Carstens is hoping for at least 6 inches of snow cover to protect his crop.

“The biggest thing to me is we’re losing moisture,” Carstens said.

Carstens occasionally checks his fields, although there’s nothing he can do at the moment. “Just kind of looking to see if it’s a healthy plant — when it warms back up, if it stands back up, leaves unfurl and open up so they’re doing some photosynthesis,” he said.

Temperatures around the region have plunged below zero with wind chills even lower. Some areas had a little bit of a snow cover, but many didn’t.

The crop’s condition will become clearer when fields begin to green up or die, usually around March 1, said Dana Herron, a member of the Washington Grain Commission and owner of Tri-State Seed Co. in Connell, Wash..

If the affected area is large enough, 10-acre blocks or bigger, federal crop insurance would require Carstens to reseed, he said.

Herron said it would be financially impossible for a seed company to purchase and store seed stocks for a catastrophic winterkill event, although some larger cooperatives have a stash of 10,000 to 20,000 bushels for emergency use, he said.

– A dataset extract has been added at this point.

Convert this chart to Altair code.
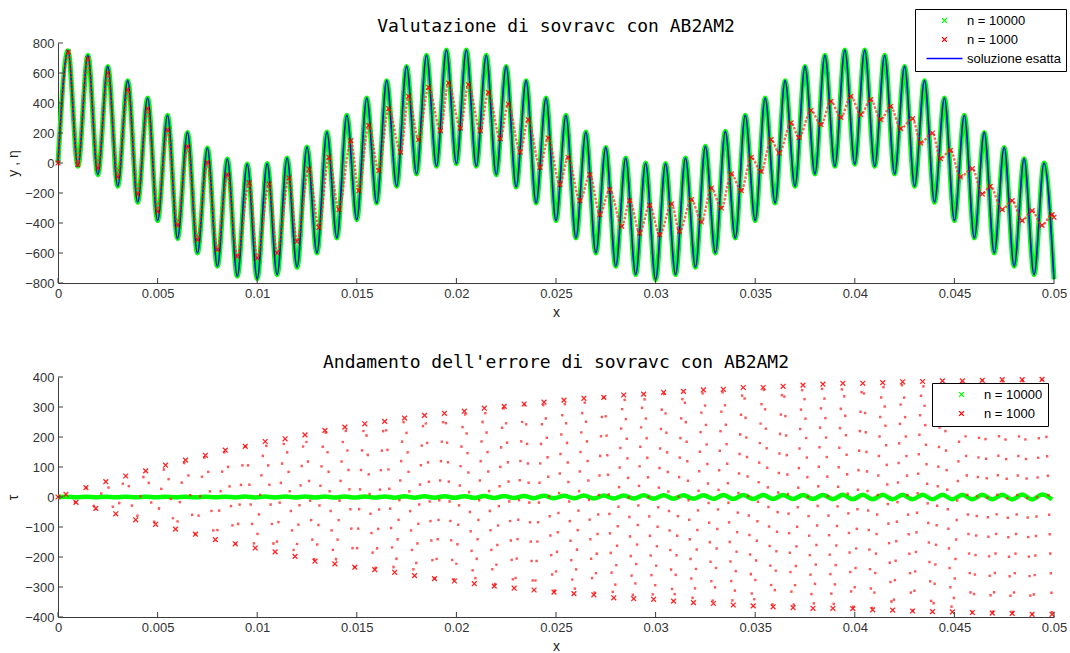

“I’m not trying to light a fire, not trying to cause a panic,” Herron said. He doesn’t expect a winterkill event of the magnitude of winters in 1989 or 1991, but “there definitely will be a shortage of spring wheat stocks, no question in my mind.”

Ty Jessup, an industry representative on the commission, advises farmers to watch next year’s market just as they would in a normal winter, keeping their insurance values and average production in mind.

“It’s just something that bears watching,” he said. “Growers should continue to manage their risk for next year as they normally would, but it bears keeping in mind the potential for damage this year.”